The following article was written by Orlee Krass, Director of Education, for GLEANINGS: Dialogue on Jewish Education from The Davidson School of the Jewish Theological Seminary.
My sisters and I grew up at a Jewish summer camp. Our mother worked in omanut (arts and crafts). We were campers, babysitters, and counselors, and ultimately I worked as a rosh edah (division head). I knew very little about children with special needs, aside from the fact that some of our campers had attention deficit disorder (ADD) and that we could go to our camp psychologist for help. Words like inclusion, modification, accommodation, and differentiation meant nothing to me.
Eventually it was time to say goodbye to my time at camp and move on to the “real world.” I became a New York City Teaching Fellow. Although I had no relevant experience, I was assigned to a school in the South Bronx to teach special education. Over the next ten years, I received the best training one could hope for through a combination of coursework, ongoing professional development, and daily, hands-on experience in the classroom, working with children with varying disabilities. Words like inclusion, modification, accommodation, and differentiation now became part of my everyday vocabulary.
During this time, I also began to work with my nephew, who was diagnosed with autism spectrum disorder more than five years ago; he is high functioning.
Three years ago my nephew was finally old enough to attend Ramah Day Camp in Nyack, New York. My family was excited that he would experience the magic of a Ramah Nyack summer. We could not wait for him to dance on the migrash (open space), sing in the zimriyah (song festival), and celebrate Israel at Yom Yisrael (Israel Day). What we did not fully appreciate at first was that all these things we remembered so fondly would be extremely challenging for him without accommodations. We quickly realized, however, that although he was high functioning, there were a lot of things in the regular camp program to which he was overly sensitive or that he could not tolerate, and his reactions were no longer considered age appropriate.
Despite the challenges the camp and counselors faced on a daily basis when working with my nephew, they really cared deeply for him and were committed to making things work for him at camp. I was thrilled when members of the staff asked if I could assist them in putting necessary supports in place to ensure a successful summer experience for him and his fellow campers. Together we worked on implementing strategies and supports such as social stories, visual schedules, and a behavior plan, all of which allowed him not only to thrive at camp but to fall in love with it, too. He was hooked. And to be honest, I was hooked too; but in a different way.
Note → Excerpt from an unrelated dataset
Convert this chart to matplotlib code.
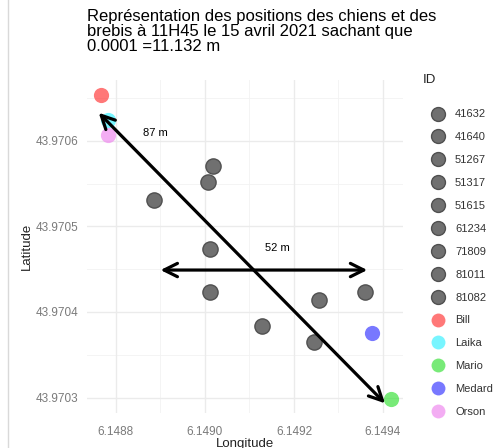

Seeing my nephew experience camp was eye-opening. Without the types of supports we put in place, he might not have had a successful summer. I did not want a Ramah experience for him or for any child with different needs to be less than successful. I was not alone. Nyack’s leadership recognized the benefit of making available the same type of support to other campers. The following summer, I returned to Nyack as a full-time staff member: director of camper care. That role did not exist when I was a camper, but I cannot imagine today’s camp going without it.
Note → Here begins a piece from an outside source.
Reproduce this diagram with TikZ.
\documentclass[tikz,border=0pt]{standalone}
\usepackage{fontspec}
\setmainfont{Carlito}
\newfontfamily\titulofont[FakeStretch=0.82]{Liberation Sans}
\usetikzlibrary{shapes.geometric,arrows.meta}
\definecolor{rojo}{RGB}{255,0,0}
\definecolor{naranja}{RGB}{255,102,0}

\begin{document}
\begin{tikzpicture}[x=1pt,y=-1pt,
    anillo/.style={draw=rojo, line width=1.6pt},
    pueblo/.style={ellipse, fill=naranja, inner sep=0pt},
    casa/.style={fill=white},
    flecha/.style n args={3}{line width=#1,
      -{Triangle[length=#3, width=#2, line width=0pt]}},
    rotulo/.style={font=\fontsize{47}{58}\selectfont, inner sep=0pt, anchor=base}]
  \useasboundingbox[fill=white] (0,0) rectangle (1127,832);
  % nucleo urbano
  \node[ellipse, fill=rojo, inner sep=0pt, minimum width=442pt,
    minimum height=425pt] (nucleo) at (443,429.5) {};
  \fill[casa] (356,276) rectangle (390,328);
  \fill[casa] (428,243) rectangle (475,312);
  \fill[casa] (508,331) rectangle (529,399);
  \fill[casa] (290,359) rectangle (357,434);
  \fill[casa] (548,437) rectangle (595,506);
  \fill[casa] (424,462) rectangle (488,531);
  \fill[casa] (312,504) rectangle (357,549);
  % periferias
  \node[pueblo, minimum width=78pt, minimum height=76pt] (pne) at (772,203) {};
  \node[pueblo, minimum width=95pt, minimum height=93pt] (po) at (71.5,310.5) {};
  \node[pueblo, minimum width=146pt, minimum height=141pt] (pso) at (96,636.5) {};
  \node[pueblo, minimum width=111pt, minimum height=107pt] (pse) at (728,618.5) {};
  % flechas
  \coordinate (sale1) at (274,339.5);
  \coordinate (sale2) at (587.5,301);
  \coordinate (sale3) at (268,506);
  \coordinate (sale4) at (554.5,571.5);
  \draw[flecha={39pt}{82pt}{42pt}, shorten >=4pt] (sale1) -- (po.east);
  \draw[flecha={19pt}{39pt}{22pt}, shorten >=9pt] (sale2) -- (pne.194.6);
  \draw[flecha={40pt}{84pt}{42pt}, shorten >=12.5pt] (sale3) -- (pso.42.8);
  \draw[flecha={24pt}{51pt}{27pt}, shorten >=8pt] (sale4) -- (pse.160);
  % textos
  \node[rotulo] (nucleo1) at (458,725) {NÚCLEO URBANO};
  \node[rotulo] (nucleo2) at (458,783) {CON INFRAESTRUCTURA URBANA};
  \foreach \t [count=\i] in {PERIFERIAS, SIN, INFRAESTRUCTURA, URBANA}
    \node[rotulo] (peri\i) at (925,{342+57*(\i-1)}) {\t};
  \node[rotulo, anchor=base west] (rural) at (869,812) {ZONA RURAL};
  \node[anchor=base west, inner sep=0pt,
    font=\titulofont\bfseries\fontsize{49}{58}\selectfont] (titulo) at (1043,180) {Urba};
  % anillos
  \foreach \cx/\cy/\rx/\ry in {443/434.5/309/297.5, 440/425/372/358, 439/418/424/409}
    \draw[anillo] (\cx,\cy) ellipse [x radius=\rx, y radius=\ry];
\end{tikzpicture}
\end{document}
I returned to Nyack for a second summer. During these two summers, I had the unique opportunity to apply my special education training to benefit our Nyack community, and I am thrilled to be part of Nyack’s camper care team, consisting of a psychologist, a social worker, and me, a special educator. Together we work with campers, their families, their counselors, and senior staff to meet each camper’s needs to the best of our ability. What we do never looks the same from one camper to the next, because he, like any child, each has his or her own unique strengths and weaknesses. We take the time to learn about each camper, and we use a team approach to put an individualized plan into place. Our main focus is to support campers in whatever ways necessary to ensure their experiences at camp are successful and fantastic.
I loved camp as a child. I felt comfortable there and I knew it was a second home to me. As an adult, I love camp even more because of Ramah Nyack’s commitment to making all feel comfortable and welcome.